先に結論を言えば、抱負なんてない……かもしれない

普段と異なる判断を下そうとさせる新年だからこそ抱負を持ちたくない

イベント事に弱いと気付いたのは最近のことだった。
確かに昔から、運動会だとか遠足だとかというものにはプレッシャーしか感じなかったし、だけどそれは学校という場が苦手だからだと思っていた。
しかし学生でも社会人でもない身分になり、家で家族と多くの時間を過ごすようになった今、そういう普段の暮らしにひそむ、クリスマスとか正月とかいう、なんてことのないそんな非日常すらも苦手なのだとわかった。

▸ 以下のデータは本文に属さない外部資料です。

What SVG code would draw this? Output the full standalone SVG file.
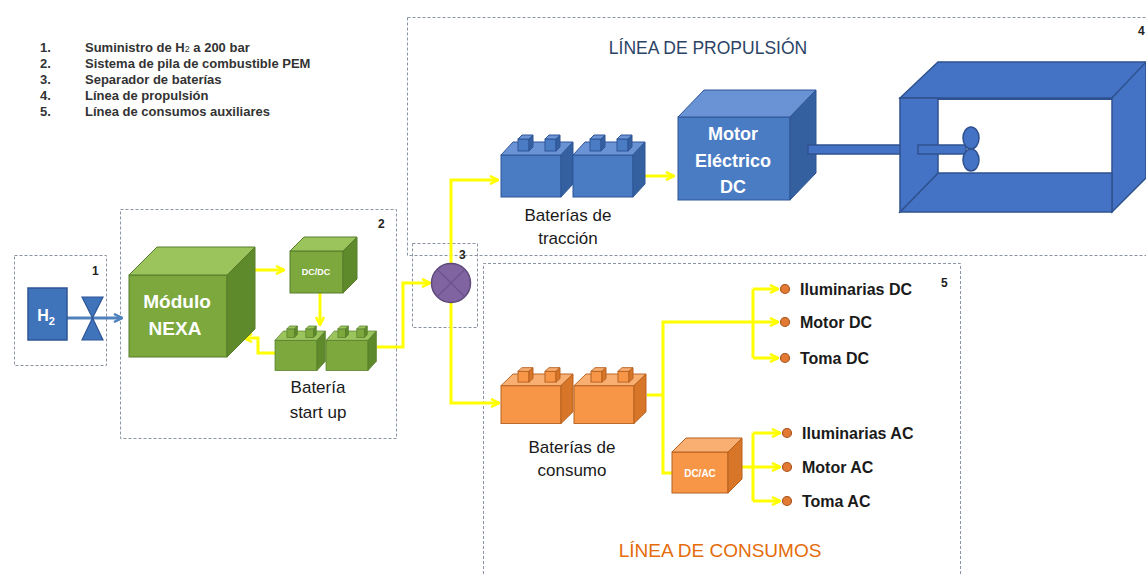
<svg xmlns="http://www.w3.org/2000/svg" xmlns:xlink="http://www.w3.org/1999/xlink" width="1146" height="574" viewBox="0 0 1146 574">
  <style>
    text { font-family: "Liberation Sans", Arial, sans-serif; }
    .legend { font-size: 13px; font-weight: bold; fill: #333; }
    .num { font-size: 12px; font-weight: bold; fill: #222; }
    .caption { font-size: 17px; fill: #1a1a1a; }
    .load { font-size: 16px; font-weight: bold; fill: #1a1a1a; }
    .cubetxt { font-weight: bold; fill: #fff; text-anchor: middle; }
    .zone { fill: none; stroke: #8a94a3; stroke-width: 1; stroke-dasharray: 3 2; }
    .wire { fill: none; stroke: #ffff00; stroke-width: 3; stroke-linejoin: miter; }
    .wire-a { marker-end: url(#yArrow); }
    .pipe { fill: none; stroke: #4f81bd; stroke-width: 3; marker-end: url(#bArrow); }
    .blue { --f: #4a7cc4; --t: #6a93d6; --s: #34609f; --k: #2f5597; }
    .green { --f: #7ca83d; --t: #9cc45d; --s: #5f8a2c; --k: #577d2a; }
    .orange { --f: #f79646; --t: #f9af72; --s: #d77628; --k: #b6601f; }
    .face-f { fill: var(--f); stroke: var(--k); stroke-width: 1; }
    .face-t { fill: var(--t); stroke: var(--k); stroke-width: 1; }
    .face-s { fill: var(--s); stroke: var(--k); stroke-width: 1; }
    .dot { fill: #e27a33; stroke: #a85520; stroke-width: 1.2; }
    .hull { fill: #4472c4; stroke: #2f528f; stroke-width: 1.5; }
  </style>
  <defs>
    <marker id="yArrow" viewBox="0 0 10 10" refX="9" refY="5" markerWidth="10" markerHeight="10" markerUnits="userSpaceOnUse" orient="auto">
      <path d="M1,1 L9,5 L1,9" fill="none" stroke="#ffff00" stroke-width="2.5"/>
    </marker>
    <marker id="bArrow" viewBox="0 0 10 10" refX="9" refY="5" markerWidth="10" markerHeight="10" markerUnits="userSpaceOnUse" orient="auto">
      <path d="M1,1 L9,5 L1,9" fill="none" stroke="#4f81bd" stroke-width="2.5"/>
    </marker>
    <!-- one battery cell: 3D body with two terminals, coloured through CSS variables -->
    <g id="cell">
      <rect class="face-f" x="0" y="13" width="60" height="42"/>
      <path class="face-t" d="M0,13 L12,0 L72,0 L60,13 Z"/>
      <path class="face-s" d="M60,13 L72,0 L72,42 L60,55 Z"/>
      <rect class="face-f" x="17" y="-3" width="11" height="12"/>
      <path class="face-t" d="M17,-3 L21,-7 L32,-7 L28,-3 Z"/>
      <path class="face-s" d="M28,-3 L32,-7 L32,5 L28,9 Z"/>
      <rect class="face-f" x="44" y="-3" width="11" height="12"/>
      <path class="face-t" d="M44,-3 L48,-7 L59,-7 L55,-3 Z"/>
      <path class="face-s" d="M55,-3 L59,-7 L59,5 L55,9 Z"/>
    </g>
  </defs>

  <rect width="1146" height="574" fill="#ffffff"/>

  <!-- legend -->
  <g id="legend">
    <text class="legend" x="40" y="52">1.</text><text class="legend" x="85" y="52">Suministro de H<tspan font-size="9" font-weight="normal">2</tspan> a 200 bar</text>
    <text class="legend" x="40" y="68">2.</text><text class="legend" x="85" y="68">Sistema de pila de combustible PEM</text>
    <text class="legend" x="40" y="84">3.</text><text class="legend" x="85" y="84">Separador de baterías</text>
    <text class="legend" x="40" y="100">4.</text><text class="legend" x="85" y="100">Línea de propulsión</text>
    <text class="legend" x="40" y="116">5.</text><text class="legend" x="85" y="116">Línea de consumos auxiliares</text>
  </g>

  <!-- dashed zones -->
  <g id="zones">
    <rect class="zone" x="14.5" y="255.5" width="92" height="110"/>
    <text class="num" x="92" y="275">1</text>
    <rect class="zone" x="120.5" y="209.5" width="276" height="229"/>
    <text class="num" x="378" y="228">2</text>
    <path class="zone" d="M407.5,17.5 H1146 M407.5,17.5 V255.5 H1146"/>
    <text class="num" x="1138" y="35">4</text>
    <rect class="zone" x="412.5" y="243.5" width="65" height="84"/>
    <text class="num" x="459" y="259">3</text>
    <path class="zone" d="M483.5,574 V263.5 H960.5 V574"/>
    <text class="num" x="941" y="287">5</text>
    <text x="708" y="54" text-anchor="middle" font-size="17.5" fill="#2b4466">LÍNEA DE PROPULSIÓN</text>
    <text x="720" y="557" text-anchor="middle" font-size="19" fill="#e46c0a">LÍNEA DE CONSUMOS</text>
  </g>

  <!-- connectors -->
  <g id="connectors">
    <path class="pipe" d="M67,318 H122"/>
    <path class="wire wire-a" d="M248,270 H284"/>
    <path class="wire wire-a" d="M320,293 V325"/>
    <path class="wire wire-a" d="M275,353 H258 V338 H244"/>
    <path class="wire wire-a" d="M377,347 H403 V283 H430"/>
    <path class="wire wire-a" d="M451,263 V180 H498"/>
    <path class="wire wire-a" d="M451,302 V403 H499"/>
    <path class="wire wire-a" d="M645,176 H674"/>
    <path class="wire" d="M647,395 H663"/>
    <path class="wire wire-a" d="M672,473 H663 V322 H778"/>
    <path class="wire" d="M753,289 V358"/>
    <path class="wire wire-a" d="M753,289 H778"/>
    <path class="wire wire-a" d="M753,358 H778"/>
    <path class="wire wire-a" d="M735,467 H780"/>
    <path class="wire" d="M753,433 V501"/>
    <path class="wire wire-a" d="M753,433 H780"/>
    <path class="wire wire-a" d="M753,501 H780"/>
  </g>

  <!-- hydrogen supply -->
  <g id="h2">
    <rect x="28" y="288" width="39" height="52" fill="#3f73ba" stroke="#2f5597" stroke-width="1.5"/>
    <text x="46" y="321" class="cubetxt" font-size="16">H<tspan font-size="11" dy="4">2</tspan></text>
  </g>
  <g id="valve">
    <path d="M82,297 H103 L92.5,318 Z M82,340 H103 L92.5,318 Z" fill="#3f73ba" stroke="#2f5597" stroke-width="1.2"/>
  </g>

  <!-- fuel cell module -->
  <g id="modulo-nexa" class="green">
    <rect class="face-f" x="129" y="275" width="98" height="82"/>
    <path class="face-t" d="M129,275 L157,247 L255,247 L227,275 Z"/>
    <path class="face-s" d="M227,275 L255,247 L255,329 L227,357 Z"/>
    <text class="cubetxt" x="177" y="308" font-size="19">Módulo</text>
    <text class="cubetxt" x="175" y="335" font-size="19">NEXA</text>
  </g>

  <g id="dcdc" class="green">
    <rect class="face-f" x="290" y="251" width="53" height="42"/>
    <path class="face-t" d="M290,251 L304,237 L357,237 L343,251 Z"/>
    <path class="face-s" d="M343,251 L357,237 L357,279 L343,293 Z"/>
    <text class="cubetxt" x="316" y="275" font-size="9">DC/DC</text>
  </g>

  <g id="bateria-startup" class="green">
    <use xlink:href="#cell" transform="translate(275,331) scale(0.7,0.72)"/>
    <use xlink:href="#cell" transform="translate(326,331) scale(0.7,0.72)"/>
    <text class="caption" x="318" y="393" text-anchor="middle">Batería</text>
    <text class="caption" x="318" y="418" text-anchor="middle">start up</text>
  </g>

  <!-- battery separator -->
  <g id="separador">
    <circle cx="451" cy="283" r="19.5" fill="#8064a2" stroke="#5f497a" stroke-width="1.5"/>
    <path d="M437.2,269.2 L464.8,296.8 M464.8,269.2 L437.2,296.8" stroke="#6d5491" stroke-width="1.5"/>
  </g>

  <!-- propulsion line -->
  <g id="baterias-traccion" class="blue">
    <use xlink:href="#cell" transform="translate(501,142)"/>
    <use xlink:href="#cell" transform="translate(573,142)"/>
    <text class="caption" x="568" y="221" text-anchor="middle">Baterías de</text>
    <text class="caption" x="568" y="244" text-anchor="middle">tracción</text>
  </g>

  <g id="motor-dc" class="blue">
    <rect class="face-f" x="678" y="117" width="112" height="83"/>
    <path class="face-t" d="M678,117 L704,90 L816,90 L790,117 Z"/>
    <path class="face-s" d="M790,117 L816,90 L816,173 L790,200 Z"/>
    <text class="cubetxt" x="733" y="140" font-size="18">Motor</text>
    <text class="cubetxt" x="733" y="167" font-size="18">Eléctrico</text>
    <text class="cubetxt" x="733" y="193" font-size="18">DC</text>
  </g>

  <g id="eje-helice">
    <rect class="hull" x="808" y="145" width="93" height="9"/>
    <path class="hull" d="M900,98 L938,62 L1146,62 L1146,64 L1112,98 Z"/>
    <path class="hull" d="M1112,98 L1146,62 L1146,178 L1112,212 Z"/>
    <path class="hull" d="M900,212 L938,173 L1112,173 L1112,212 Z"/>
    <path class="hull" d="M900,98 L938,98 L938,173 L900,212 Z"/>
    <path d="M938,99 H1112" stroke="#2f528f" stroke-width="2"/>
    <rect class="hull" x="918" y="145" width="48" height="9"/>
    <ellipse class="hull" cx="971" cy="138" rx="8" ry="11"/>
    <ellipse class="hull" cx="971" cy="160" rx="8" ry="11"/>
  </g>

  <!-- auxiliary consumption line -->
  <g id="baterias-consumo" class="orange">
    <use xlink:href="#cell" transform="translate(501,374) scale(1,0.9)"/>
    <use xlink:href="#cell" transform="translate(574,374) scale(1,0.9)"/>
    <text class="caption" x="572" y="453" text-anchor="middle">Baterías de</text>
    <text class="caption" x="572" y="476" text-anchor="middle">consumo</text>
  </g>

  <g id="dcac" class="orange">
    <rect class="face-f" x="672" y="452" width="56" height="41"/>
    <path class="face-t" d="M672,452 L686,438 L742,438 L728,452 Z"/>
    <path class="face-s" d="M728,452 L742,438 L742,479 L728,493 Z"/>
    <text class="cubetxt" x="700" y="477" font-size="10">DC/AC</text>
  </g>

  <g id="cargas-dc">
    <circle class="dot" cx="785" cy="289" r="4.5"/>
    <text class="load" x="800" y="295">Iluminarias DC</text>
    <circle class="dot" cx="785" cy="322" r="4.5"/>
    <text class="load" x="800" y="328">Motor DC</text>
    <circle class="dot" cx="785" cy="358" r="4.5"/>
    <text class="load" x="800" y="364">Toma DC</text>
  </g>

  <g id="cargas-ac">
    <circle class="dot" cx="787" cy="433" r="4.5"/>
    <text class="load" x="802" y="439">Iluminarias AC</text>
    <circle class="dot" cx="787" cy="467" r="4.5"/>
    <text class="load" x="802" y="473">Motor AC</text>
    <circle class="dot" cx="787" cy="501" r="4.5"/>
    <text class="load" x="802" y="507">Toma AC</text>
  </g>
</svg>
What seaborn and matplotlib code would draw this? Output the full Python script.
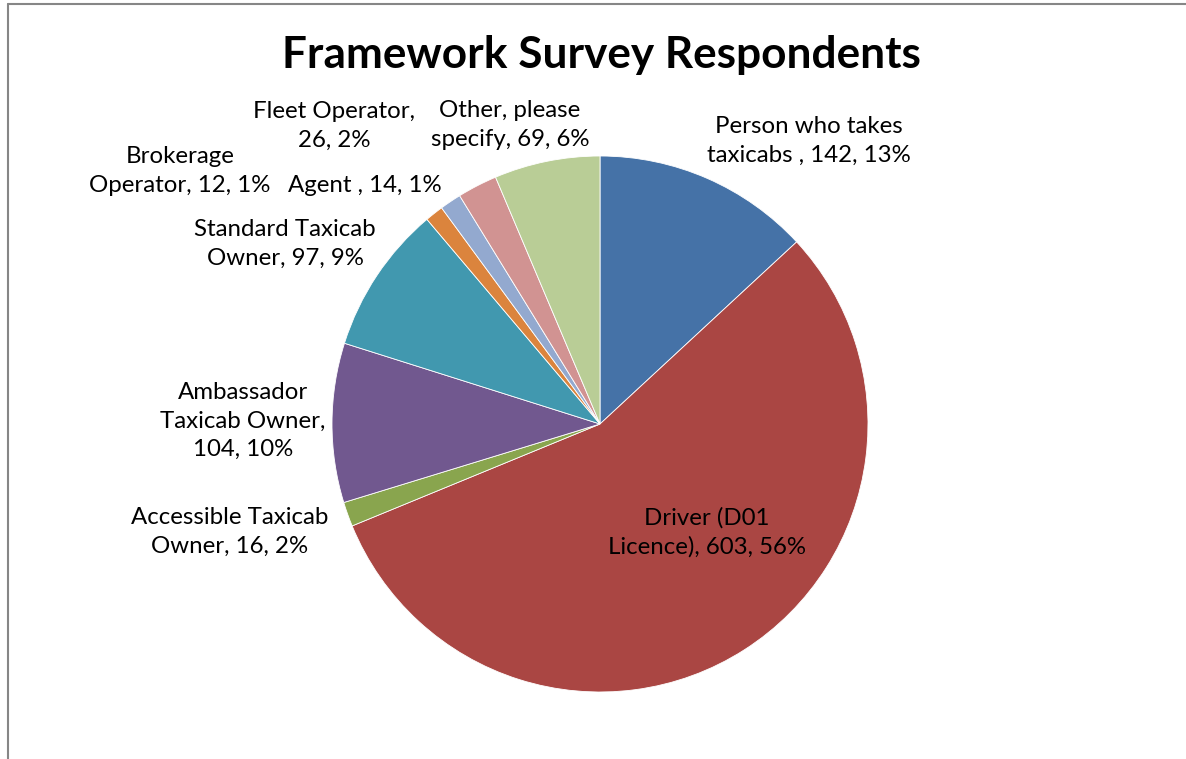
import matplotlib
matplotlib.use("Agg")
import matplotlib.pyplot as plt
from matplotlib.lines import Line2D
import seaborn as sns

# ---- data ----
categories = [
    "Person who takes taxicabs ",
    "Driver (D01 Licence)",
    "Accessible Taxicab Owner",
    "Ambassador Taxicab Owner",
    "Standard Taxicab Owner",
    "Brokerage Operator",
    "Agent ",
    "Fleet Operator",
    "Other, please specify",
]
counts = [142, 603, 16, 104, 97, 12, 14, 26, 69]
percent_labels = ["13%", "56%", "2%", "10%", "9%", "1%", "1%", "2%", "6%"]
colors = ["#4572A7", "#AA4643", "#89A54E", "#71588F", "#4198AF",
          "#DB843D", "#93A9CF", "#D19392", "#B9CD96"]
title = "Framework Survey Respondents"

# ---- layout (label text wrapping and pixel centres) ----
label_lines = [
    ["Person who takes", "taxicabs , {v}, {p}"],
    ["Driver (D01", "Licence), {v}, {p}"],
    ["Accessible Taxicab", "Owner, {v}, {p}"],
    ["Ambassador", "Taxicab Owner,", "{v}, {p}"],
    ["Standard Taxicab", "Owner, {v}, {p}"],
    ["Brokerage", "Operator, {v}, {p}"],
    ["Agent , {v}, {p}"],
    ["Fleet Operator,", "{v}, {p}"],
    ["Other, please", "specify, {v}, {p}"],
]
label_pos = [(809, 141), (707, 532), (230, 532), (243, 421), (285, 244),
             (180, 171), (365, 186), (334, 126), (510, 125)]

W, H = 1186, 759
sns.set_theme(style="white")
plt.rcParams["font.family"] = ["Lato", "DejaVu Sans"]

fig = plt.figure(figsize=(W / 100, H / 100), dpi=100)
fig.patch.set_facecolor("white")

cx, cy, r = 600, 424, 268
ax = fig.add_axes([(cx - r) / W, (H - cy - r) / H, 2 * r / W, 2 * r / H])
palette = sns.color_palette(colors)
ax.pie(counts, colors=palette, startangle=90, counterclock=False,
       radius=1.0, wedgeprops=dict(edgecolor="white", linewidth=0.6))
ax.set_xlim(-1, 1)
ax.set_ylim(-1, 1)
ax.set_aspect("equal")
ax.axis("off")

for lines, v, p, (px, py) in zip(label_lines, counts, percent_labels, label_pos):
    txt = "\n".join(l.format(v=v, p=p) for l in lines)
    fig.text(px / W, 1 - py / H, txt, ha="center", va="center",
             fontsize=17.3, color="black", linespacing=1.42,
             multialignment="center")

fig.text(601 / W, 1 - 55 / H, title, ha="center", va="center",
         fontsize=31.8, fontweight="bold", color="black")

# chart area border (top and left visible)
fig.add_artist(Line2D([7.5 / W, 1], [1 - 3.5 / H, 1 - 3.5 / H],
                      transform=fig.transFigure, color="#868686", lw=1.5))
fig.add_artist(Line2D([7.5 / W, 7.5 / W], [0, 1 - 3.5 / H],
                      transform=fig.transFigure, color="#868686", lw=1.5))

fig.savefig("out.png", dpi=100, facecolor="white")
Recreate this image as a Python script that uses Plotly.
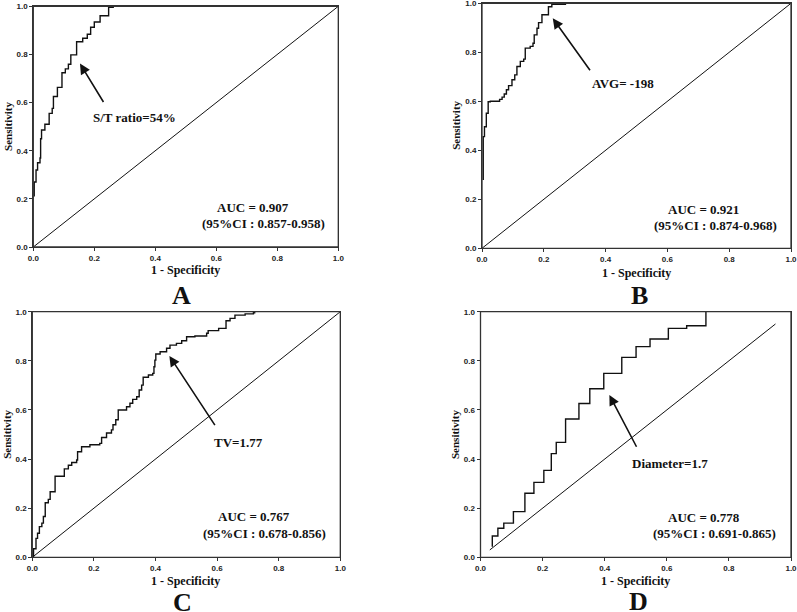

普段と違う出来事は、わたしのたおやかにありたいと願う神経をずるずると揺さぶる。高揚、不安、緊張、そういうものをもたらして、普段と異なる判断を下そうとさせる。その代名詞とも言えるような年の始まりだからこそ、わたしは一切の抱負を持ちたくなかった。

そんな気持ちはどこへやら、期待だけは次々と湧き上がっていく。
持ちたくなかった、と先の文を締めくくったけれど、それはつまり、持ちたくはなかったけれど持ってみた、という話への導入になるわけだ。

恥ずかしながら、わたしもこの世にある生きとし生けるもののひと欠片なので、とても欲張るし、どこか野心的なところもある。だからどうしても、持ちたくなかったとは言っても、今年やりたいこと、なりたいもの、そういうものをたくさん思い浮かべたりしてみたくなるものなのだ。

浮かんでくる数々の抱負の名を借りた欲も、いつのまにか捨てきった

今年こそは健康体で過ごしたい。外に出かける機会を増やしたい。周囲への気配りもより一層持ちたいし、自分の内にあるものも大切にしたい。あとはそうだ、学びも深めてゆきたいな……などなど、抱負の名を借りた欲ばかりがぽんぽんと浮かぶ。除夜の鐘の音もどこへやら、新年早々にわたしは煩悩の塊になっていったわけだ。

そう、非日常は憂鬱になるだけでなく、なぜかわからないけれど、どこか気持ちがハイになってしまうものでもあるのだ。それがこの、抱負について遅まきながら考え出した、徹夜明けの元日であればなおさらというものだろう。

目標を立てて崩す。だけどまた何度でも拾えるように。

けれども、高まった熱はだんだん下がっていくというのが世の常というもので、盛り上がったわたしの気分もまたしなしなとしぼんでいった。なんとなく頭に残ったバベルの塔さながらのそれはそのまま存在し、こんなものができるものか、と行き場のない憤りをふつふつとさせながら元旦を終えた。

しかしながらどうだろう、わたしという人間は、それだけで終わらないのが数少ない強みである。もう初日の出ではない朝日をいくつも迎え、日常に戻りつつある生活の中で、わたしは頭にあったやりたいものの山をすべて崩しきって、そして捨てきっていた。

なにかを捨てることはとても得意だ。それが頭の中にある、目に見えないものであるならなおさらだ。なぜならそういうものは、すぐに捨てることができて、そしてすぐにまた拾い上げることもできるからである。

捨てきらないし、諦めきらない。今年もしぶとく生きていこう

やりたいこともなりたいものも、嫌だったりできなかったりすれば、すぐに捨てればいい。わたしのような生きとし生けるものには、人生の短さは計り知れないのだから、なるだけ身軽に生きなければいけない。持つものを多くしすぎていては、この腕はすぐにちぎれてしまうだろう。

だから、わたしはすぐに捨てる。そしてまた、いつかの未来で拾い上げる。そうしてこの22年間を生きていたし、この23年目も生きていく。今年も同じように、軌跡をたどるように生きていけばいい。

捨てきらないし諦めきらない。今年もしぶとく生きてゆこう。

そんなわけで、例年通りに過ごすことが、わたしの抱負となったようだった。ほんとうにそう進むかどうかはわからないのでそんな表現になるが、未来というのは不確定要素で満ちているから未来なのである。わかりきっているのは今だけでいい、一歩一歩を踏み出す先が見えるのは、この瞬間だけだ。

今年も平穏に過ごしていく。そして好きさえあれば欲張っていく。趣味も義務も寄り道さえも、ただただひたすらに積み上げて、そして捨てたり拾ったりしていくのだ。
去年も一昨年も、言ってしまえば未来すらも引けを「トラ」ないような、そんな負けずお「トラ」ずの1年に仕上げていく、そんな気概でいる。そう、なんと言っても今年は「トラ」年なのだから!